O conteúdo da conversa não ficou provado, mas o ministro e Renault, procurados pela revista, de início negaram o encontro. Por quê? Da mesma forma, Cardozo recebeu advogados da Odebrecht sem registro na agenda e depois alegou ter havido "falha técnica" para justificar a omissão.

Ficou mal para o governo que, queira ou não, acabou se postando como parte no assunto, ruim para José Eduardo Cardozo, cujas pretensões a uma vaga no Supremo Tribunal Federal se afundaram no episódio, e péssimo para os acusados que deram ao juiz Sergio Moro mais uma razão para decretar nova prisão preventiva.


Isso quer dizer o seguinte: ainda que os habeas corpus que estão para ser julgados lhes sejam favoráveis, continuarão presos devido ao decreto mais recente por motivo diferente. O anterior era pelo risco de fuga, este por tentativa de interferência política e coação de testemunha, a ex-contadora de Alberto Youssef Meire Poza.

Se de um lado não é justo concluir que há tentativa de corromper a Justiça ou cooptar o ministro, de outro é inútil esconder a movimentação para tentar atropelar politicamente o devido processo legal.

Vale o que vier. Durante décadas o Rio conviveu não só com o patrocínio das escolas de samba com dinheiro de origem ilícita como celebrou os patronos notoriamente envolvidos na criminalidade sob a supostamente inocente fachada da contravenção.
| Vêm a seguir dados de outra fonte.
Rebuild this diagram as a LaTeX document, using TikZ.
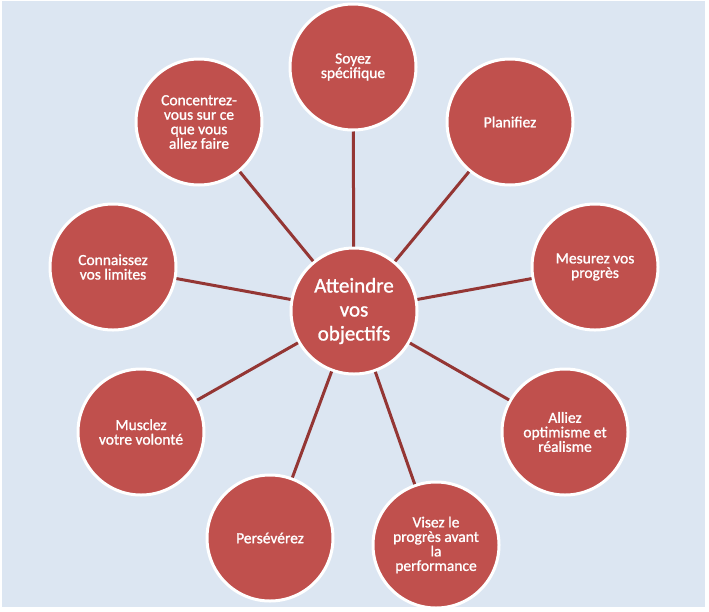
\documentclass[tikz,border=0pt]{standalone}
\usepackage{fontspec}
\setmainfont{Carlito}
\newfontfamily\heavyfont{Carlito}[FakeBold=1.2]
\definecolor{bgblue}{HTML}{DCE6F2}
\definecolor{redfill}{HTML}{C0504D}
\definecolor{linered}{HTML}{943634}
\begin{document}
\begin{tikzpicture}[x=1pt,y=-1pt,
  bubble/.style={circle, fill=redfill, draw=white, line width=3pt, minimum size=126pt, inner sep=0pt,
    text=white, align=center, font=\heavyfont\fontsize{15.5}{14.5}\selectfont},
  hub/.style={bubble, font=\heavyfont\fontsize{21}{24}\selectfont},
  conn/.style={draw=linered, line width=3pt}]
\useasboundingbox (0,0) rectangle (709,611);
\fill[white] (0,0) rectangle (709,611);
\fill[bgblue] (2,1) rectangle (705,607);
\node[hub] (c) at (354,311) {Atteindre\\vos\\objectifs};
\node[bubble] (o1) at (353,67) {Soyez\\spécifique};
\node[bubble] (o2) at (510,122) {Planifiez};
\node[bubble] (o3) at (595,267) {Mesurez vos\\progrès};
\node[bubble] (o4) at (565,432) {Alliez\\optimisme et\\réalisme};
\node[bubble] (o5) at (436,545) {Visez le\\progrès avant\\la\\performance};
\node[bubble] (o6) at (270,538) {Persévérez};
\node[bubble] (o7) at (141,432) {Musclez\\votre volonté};
\node[bubble] (o8) at (113,267) {Connaissez\\vos limites};
\node[bubble] (o9) at (199,122) {Concentrez-\\vous sur ce\\que vous\\allez faire};
\foreach \o in {o1,o2,o3,o4,o5,o6,o7,o8,o9} {
  \path[conn] (c) -- (\o);
}
\end{tikzpicture}
\end{document}
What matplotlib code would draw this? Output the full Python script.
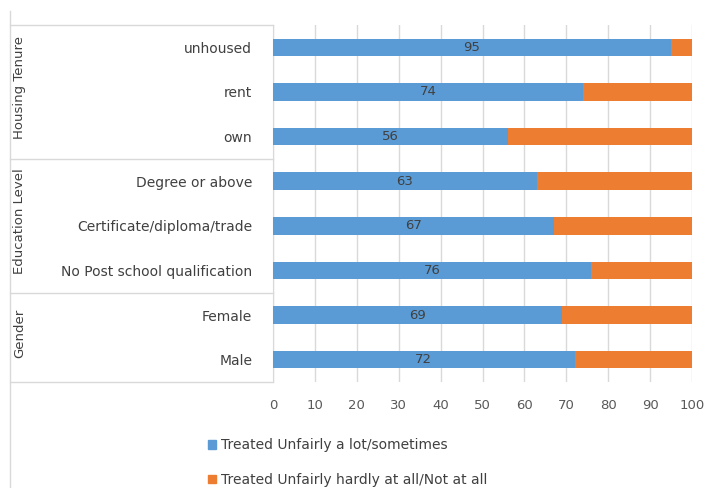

A conquista do campeonato pela Beija-Flor com produção de desfile financiada pela ditadura da Guiné Equatorial afinal despertou os, digamos, bem informados, para esse tipo de permissividade que só chegou a esse ponto porque vem sendo aceita ao longo do tempo por autoridades e sociedade como uma espécie de lado festivo/romântico da bandidagem.

Já foi comum ver prefeitos e governadores confraternizando nos camarotes com barões da ilegalidade que depois eram saudados pelas arquibancadas enquanto desfilavam a frente de alas das respectivas escolas.

Depois veio a prática do "aluguel" de enredos ao poder público para promover homenagens a essa ou àquela localidade. O dono do poder local desembolsa sem perguntar à população se o gasto interessa ao coletivo. Nesse ambiente de vale o que vier, principalmente o que vier e der, os cobres do ditador africano certamente soaram à diretoria da Beija-Flor como aquele mantra entoado no Planalto: "Todo mundo faz, o que é que tem?".